Side question 2): What exactly happens when we do new_layer = keras.layers.Dense(...)(prev_layer)? Does the () operation return new layer, what does it do exactly?


Solution

  • This model was created using the Functional API Model

    Basically it works like this (perhaps if you go to the "side question 2" below before reading this it may get clearer):

    • You have an input tensor (you can see it as "input data" too)
    • You create (or reuse) a layer
    • You pass the input tensor to a layer (you "call" a layer with an input)
    • You get an output tensor

    You keep working with these tensors until you have created the entire graph.

    But this hasn't created a "model" yet. (One you can train and use other things).
    All you have is a graph telling which tensors go where.

    To create a model, you define it's start end end points.


    In the example.

    • They take an existing model: model = keras.applications.InceptionV3(...)
    • They want to expand this model, so they get its output tensor: model.output
    • They pass this tensor as the input of a GlobalAveragePooling2D layer
    • They get this layer's output tensor as new_output
    • They pass this as input to yet another layer: Dense(N_CLASSES, ....)
    • And get its output as new_output (this var was replaced as they are not interested in keeping its old value...)

    But, as it works with the functional API, we don't have a model yet, only a graph. In order to create a model, we use Model defining the input tensor and the output tensor:

    new_model = Model(old_model.inputs, new_output)    
    

    Now you have your model.
    If you use it in another var, as I did (new_model), the old model will still exist in model. And these models are sharing the same layers, in a way that whenever you train one of them, the other gets updated as well.

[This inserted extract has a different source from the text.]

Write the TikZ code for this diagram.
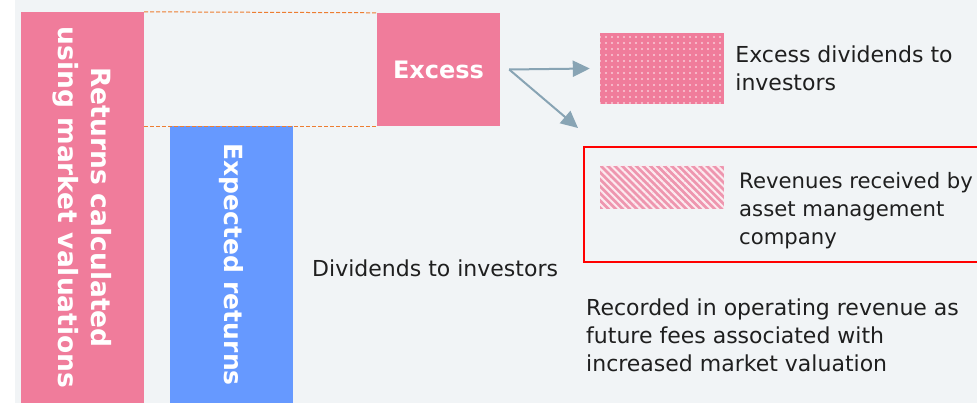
\documentclass[tikz,border=0pt]{standalone}
\usepackage{fontspec}
\setmainfont{DejaVu Sans}
\usepackage{xcolor}
\usetikzlibrary{arrows.meta,positioning,patterns.meta}

\definecolor{bggray}{RGB}{241,244,246}
\definecolor{barpink}{RGB}{240,124,155}
\definecolor{barblue}{RGB}{102,153,255}
\definecolor{hatchpink}{RGB}{238,150,175}
\definecolor{flowgray}{RGB}{136,164,180}
\definecolor{dashorange}{RGB}{237,125,49}

\tikzset{
  bar/.style={fill=barpink, inner sep=0, text=white, font=\bfseries\fontsize{25}{33}\selectfont},
  barlabel/.style={rotate=-90, align=center, inner sep=0, text=white, font=\bfseries\fontsize{25}{33}\selectfont},
  note/.style={inner sep=0, align=left, text=black!88, font=\fontsize{22}{28}\selectfont},
  flow/.style={-{Triangle[length=17pt,width=16pt]}, line width=2pt, flowgray},
  dashline/.style={dashorange, dash pattern=on 4pt off 2pt, line width=1pt}
}

\begin{document}
\begin{tikzpicture}[x=1pt, y=-1pt]
    \useasboundingbox (0,0) rectangle (977,403);
    \clip (0,0) rectangle (977,403);
    \fill[bggray] (15,0) rectangle (977,403);

    % Returns bars
    \node[bar, minimum width=123pt, minimum height=391pt] (market) at (82.5,207.5) {};
    \node[barlabel, font=\bfseries\fontsize{26.5}{33}\selectfont] (marketlbl) at (market.center) {Returns calculated\\using market valuations};

    \node[bar, fill=barblue, minimum width=123pt, minimum height=277pt] (expected) at (231.5,264.5) {};
    \node[barlabel] (expectedlbl) at (expected.center) {Expected returns};

    \node[bar, font=\bfseries\fontsize{24}{28}\selectfont, minimum width=123pt, minimum height=113pt] (excess) at (438.5,69.5) {Excess};

    % Dashed outline of the excess part
    \draw[dashline] (market.north east) -- (excess.north west);
    \draw[dashline] (market.east |- excess.south) -- (excess.south west);

    \node[note] (dividendstext) at (312,268) [anchor=west] {Dividends to investors};

    % Split of the excess
    \node[minimum width=124pt, minimum height=71pt, inner sep=0,
          preaction={fill=barpink}, pattern={Dots[distance=6pt, radius=1.2pt]},
          pattern color=white!60!barpink] (dotsbox) at (662,68.5) {};
    \node[note, right=11pt of dotsbox] (excesstext) {Excess dividends to\\investors};

    \node[draw=red, line width=2pt, minimum width=410pt, minimum height=115pt, inner sep=0] (revframe) at (789,204.5) {};
    \node[minimum width=124pt, minimum height=43pt, inner sep=0,
          preaction={fill=hatchpink}, pattern={Lines[angle=-45, distance=5pt, line width=2pt]},
          pattern color=white!80!hatchpink] (hatchbox) at (662,187.5) {};
    \node[note, anchor=west, font=\fontsize{21.2}{28}\selectfont] (revtext) at (739,210.5) {Revenues received by\\asset management\\company};

    \coordinate (split) at ([xshift=9pt]excess.east);
    \coordinate (revtip) at (578,128);
    \draw[flow] (split) -- ([xshift=-10pt]dotsbox.west);
    \draw[flow] (split) -- (revtip);

    \node[note, anchor=west] (recordtext) at (586,335) {Recorded in operating revenue as\\future fees associated with\\increased market valuation};
\end{tikzpicture}
\end{document}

    Question: how does it know what other layers we want in between?

    When you do:

    outputTensor = SomeLayer(...)(inputTensor)    
    

    you have a connection between the input and output. (Keras will use the inner tensorflow mechanism and add these tensors and nodes to the graph). The output tensor cannot exist without the input. The entire InceptionV3 model is connected from start to end. Its input tensor goes through all the layers to yield an ouptut tensor. There is only one possible way for the data to follow, and the graph is the way.

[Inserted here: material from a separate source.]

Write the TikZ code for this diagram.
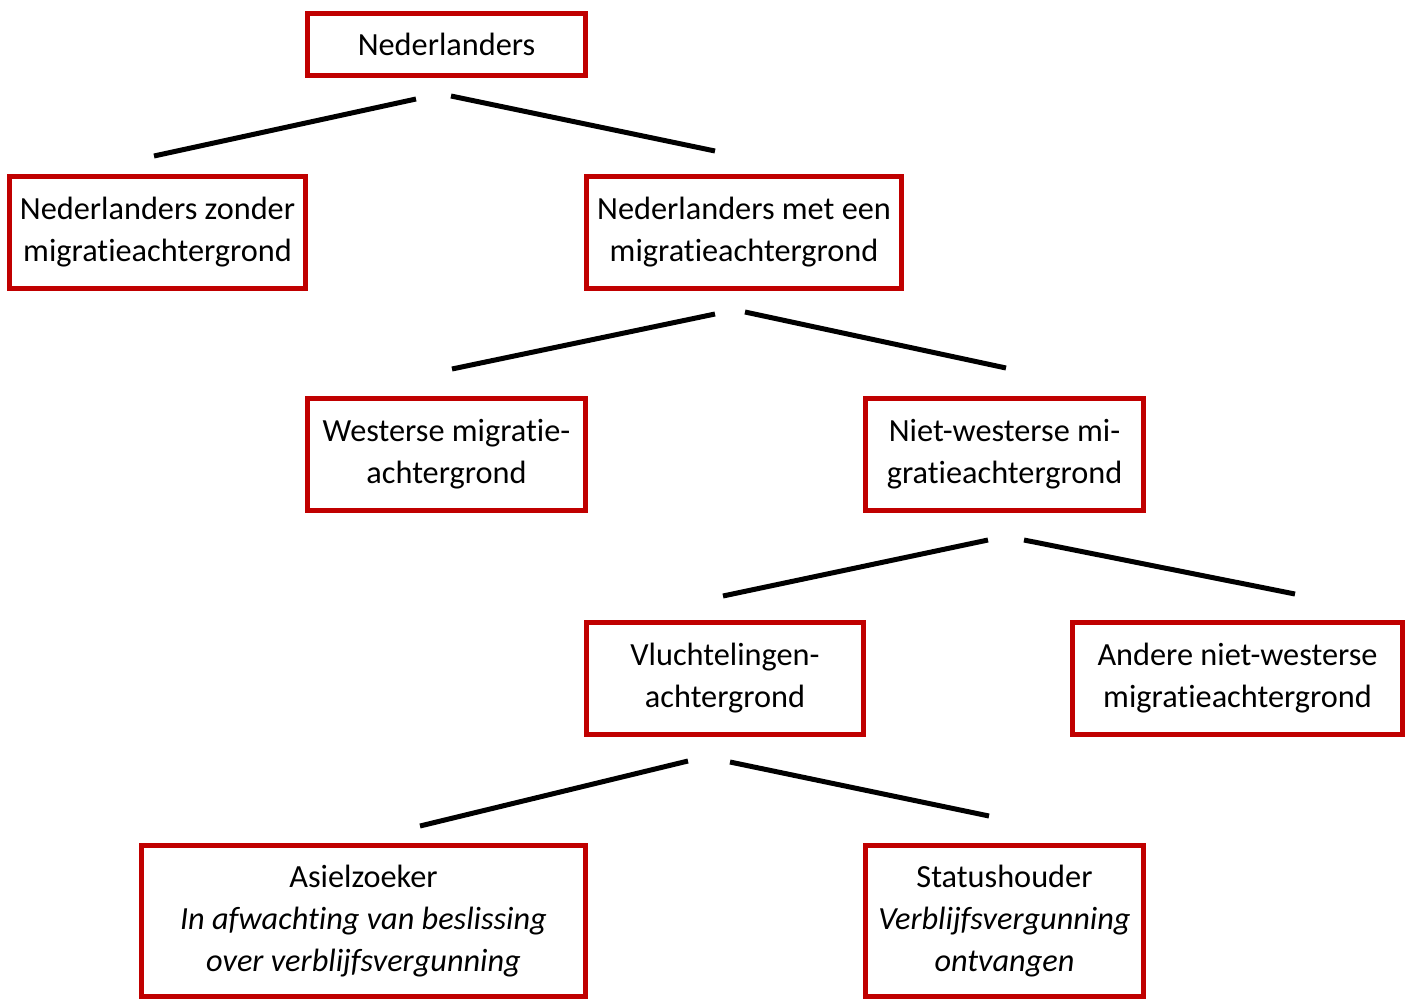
\documentclass[tikz,border=0pt]{standalone}
\usepackage{fontspec}
\setmainfont{Carlito}[Ligatures=NoCommon]
\definecolor{boxred}{HTML}{C00000}
\tikzset{
  box/.style={draw=boxred, line width=5pt, rectangle, inner sep=0pt, align=center,
    font=\fontsize{32.3}{42}\selectfont},
  link/.style={draw=black, line width=5pt}
}
\begin{document}
\begin{tikzpicture}[x=1pt,y=-1pt]
\useasboundingbox (0,0) rectangle (1411,999);
\node[box, minimum width=278, minimum height=62] (ned) at (446.5,44.5) {Nederlanders};
\node[box, minimum width=296, minimum height=112] (zonder) at (157.5,232.5) {Nederlanders zonder\\migratieachtergrond};
\node[box, minimum width=315, minimum height=112] (met) at (744,232.5) {Nederlanders met een\\migratieachtergrond};
\node[box, minimum width=278, minimum height=112] (west) at (446.5,454.5) {Westerse migratie-\\achtergrond};
\node[box, minimum width=278, minimum height=112] (nwest) at (1004.5,454.5) {Niet-westerse mi-\\gratieachtergrond};
\node[box, minimum width=277, minimum height=112] (vlucht) at (725,678.5) {Vluchtelingen-\\achtergrond};
\node[box, minimum width=330, minimum height=112] (andere) at (1237.5,678.5) {Andere niet-westerse\\migratieachtergrond};
\node[box, minimum width=444, minimum height=151] (asiel) at (363.5,921) {Asielzoeker\\\textit{In afwachting van beslissing}\\\textit{over verblijfsvergunning}};
\node[box, minimum width=278, minimum height=151] (status) at (1004.5,921) {Statushouder\\\textit{Verblijfsvergunning}\\\textit{ontvangen}};

\coordinate (a1) at (416,99);  \coordinate (a2) at (154,156);
\coordinate (b1) at (451,96);  \coordinate (b2) at (715,151);
\coordinate (c1) at (715,314); \coordinate (c2) at (452,369);
\coordinate (d1) at (745,312); \coordinate (d2) at (1006,368);
\coordinate (e1) at (988,540); \coordinate (e2) at (723,596);
\coordinate (f1) at (1024,540);\coordinate (f2) at (1295,594);
\coordinate (g1) at (688,761); \coordinate (g2) at (420,826);
\coordinate (h1) at (730,762); \coordinate (h2) at (989,816);
\draw[link] (a1) -- (a2);
\draw[link] (b1) -- (b2);
\draw[link] (c1) -- (c2);
\draw[link] (d1) -- (d2);
\draw[link] (e1) -- (e2);
\draw[link] (f1) -- (f2);
\draw[link] (g1) -- (g2);
\draw[link] (h1) -- (h2);
\end{tikzpicture}
\end{document}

    When you get the output of this model and use it to get further outputs, all your new outputs are connected to this, and thus to the first input of the model.

    Probably the attribute _keras_history that is added to the tensors is closely related to how it tracks the graph.

    So, doing Model(old_model.inputs, new_output) will naturally follow the only way possible: the graph.

    If you try doing this with tensors that are not connected, you will get an error.


    Side question 1

    Prefer to import from "keras.models". Basically, this module will import from the other module:

    Notice that the file keras/models.py imports Model from keras.engine.training. So, it's the same thing.

    Side question 2

    It's not new_layer = keras.layers.Dense(...)(prev_layer).

    It is output_tensor = keras.layers.Dense(...)(input_tensor).

    You're doing two things in the same line:

    • Creating a layer - with keras.layers.Dense(...)
    • Calling the layer with an input tensor to get an output tensor

    If you wanted to use the same layer with different inputs:

    denseLayer = keras.layers.Dense(...) #creating a layer
    
    output1 = denseLayer(input1)  #calling a layer with an input and getting an output
    output2 = denseLayer(input2)  #calling the same layer on another input
    output3 = denseLayer(input3)  #again   
    

    Bonus - Creating a functional model that is equal to a sequential model

    If you create this sequential model:

    model = Sequential()
    model.add(Layer1(...., input_shape=some_shape))   
    model.add(Layer2(...))
    model.add(Layer3(...))
    

    You're doing exactly the same as:

    inputTensor = Input(some_shape)
    outputTensor = Layer1(...)(inputTensor)
    outputTensor = Layer2(...)(outputTensor)    
    outputTensor = Layer3(...)(outputTensor)
    
    model = Model(inputTensor,outputTensor)
    

    What is the difference?

    Well, functional API models are totally free to be build anyway you want. You can create branches:

    out1 = Layer1(..)(inputTensor)    
    out2 = Layer2(..)(inputTensor)
    

    You can join tensors:

    joinedOut = Concatenate()([out1,out2])   
    

    With this, you can create anything you want with all kinds of fancy stuff, branches, gates, concatenations, additions, etc., which you can't do with a sequential model.

    In fact, a Sequential model is also a Model, but created for a quick use in models without branches.